→ **TASK**
Copy everything in the listing below word for word, apart from any images.

— BEGIN DATA PROVIDED —

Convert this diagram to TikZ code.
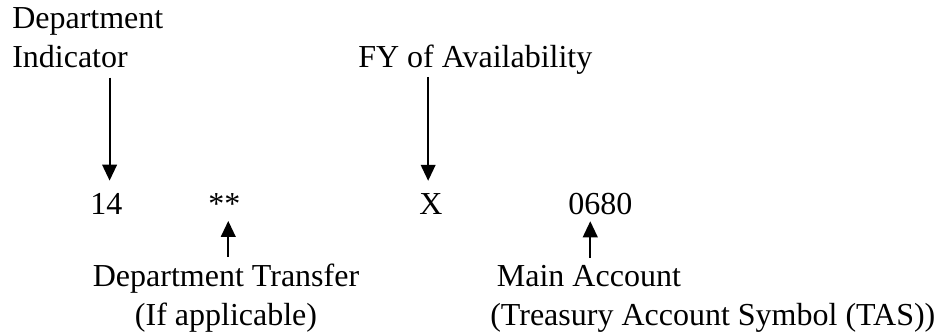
\documentclass[tikz,border=0pt]{standalone}
\usepackage{fontspec}
\setmainfont{Liberation Serif}
\usetikzlibrary{arrows.meta}

\begin{document}
\begin{tikzpicture}[x=0.75pt,y=-0.75pt,
  lbl/.style={inner sep=0pt,font=\fontsize{24}{29}\selectfont},
  arr/.style={line width=1.4pt,-{Triangle[width=11pt,length=12pt]}}]
\useasboundingbox (0,0) rectangle (942,333);
% labels above
\node[lbl,align=left,anchor=base west] (ind) at (12,67) {Department\\Indicator};
\node[lbl,anchor=base west] (fy) at (358,67) {FY of Availability};
% the symbol
\node[lbl,anchor=base west] (dept) at (90,214) {14};
\node[lbl,anchor=base west] (xfer) at (208,214) {**};
\node[lbl,anchor=base west] (avail) at (419,214) {X};
\node[lbl,anchor=base west] (main) at (568,214) {0680};
% labels below
\node[lbl,align=center,anchor=base] (xferlbl) at (226,325) {Department Transfer\\(If applicable)};
\node[lbl,align=left,anchor=base west] (mainlbl) at (490,325) {\hspace{5pt}Main Account\\(Treasury Account Symbol (TAS))};
% arrows
\draw[arr] ([xshift=2.5pt,yshift=-7.5pt]ind.south -| dept.north) -- ([xshift=2.5pt,yshift=9pt]dept.north);
\draw[arr] ([xshift=-2pt,yshift=-2pt]fy.south -| avail.north) -- ([xshift=-2pt,yshift=9pt]avail.north);
\draw[arr] ([xshift=3pt,yshift=5pt]xferlbl.north -| xfer.south) -- ([xshift=3pt,yshift=-5pt]xfer.south);
\draw[arr] ([xshift=-7.5pt,yshift=5pt]mainlbl.north -| main.south) -- ([xshift=-7.5pt,yshift=-5pt]main.south);
\end{tikzpicture}
\end{document}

— END DATA PROVIDED —

→ **FULL OUTPUT**
Convert this diagram to TikZ code.
\documentclass[tikz,border=0pt]{standalone}
\usepackage{fontspec}
\setmainfont{Liberation Serif}
\usetikzlibrary{arrows.meta}

\begin{document}
\begin{tikzpicture}[x=0.75pt,y=-0.75pt,
  lbl/.style={inner sep=0pt,font=\fontsize{24}{29}\selectfont},
  arr/.style={line width=1.4pt,-{Triangle[width=11pt,length=12pt]}}]
\useasboundingbox (0,0) rectangle (942,333);
% labels above
\node[lbl,align=left,anchor=base west] (ind) at (12,67) {Department\\Indicator};
\node[lbl,anchor=base west] (fy) at (358,67) {FY of Availability};
% the symbol
\node[lbl,anchor=base west] (dept) at (90,214) {14};
\node[lbl,anchor=base west] (xfer) at (208,214) {**};
\node[lbl,anchor=base west] (avail) at (419,214) {X};
\node[lbl,anchor=base west] (main) at (568,214) {0680};
% labels below
\node[lbl,align=center,anchor=base] (xferlbl) at (226,325) {Department Transfer\\(If applicable)};
\node[lbl,align=left,anchor=base west] (mainlbl) at (490,325) {\hspace{5pt}Main Account\\(Treasury Account Symbol (TAS))};
% arrows
\draw[arr] ([xshift=2.5pt,yshift=-7.5pt]ind.south -| dept.north) -- ([xshift=2.5pt,yshift=9pt]dept.north);
\draw[arr] ([xshift=-2pt,yshift=-2pt]fy.south -| avail.north) -- ([xshift=-2pt,yshift=9pt]avail.north);
\draw[arr] ([xshift=3pt,yshift=5pt]xferlbl.north -| xfer.south) -- ([xshift=3pt,yshift=-5pt]xfer.south);
\draw[arr] ([xshift=-7.5pt,yshift=5pt]mainlbl.north -| main.south) -- ([xshift=-7.5pt,yshift=-5pt]main.south);
\end{tikzpicture}
\end{document}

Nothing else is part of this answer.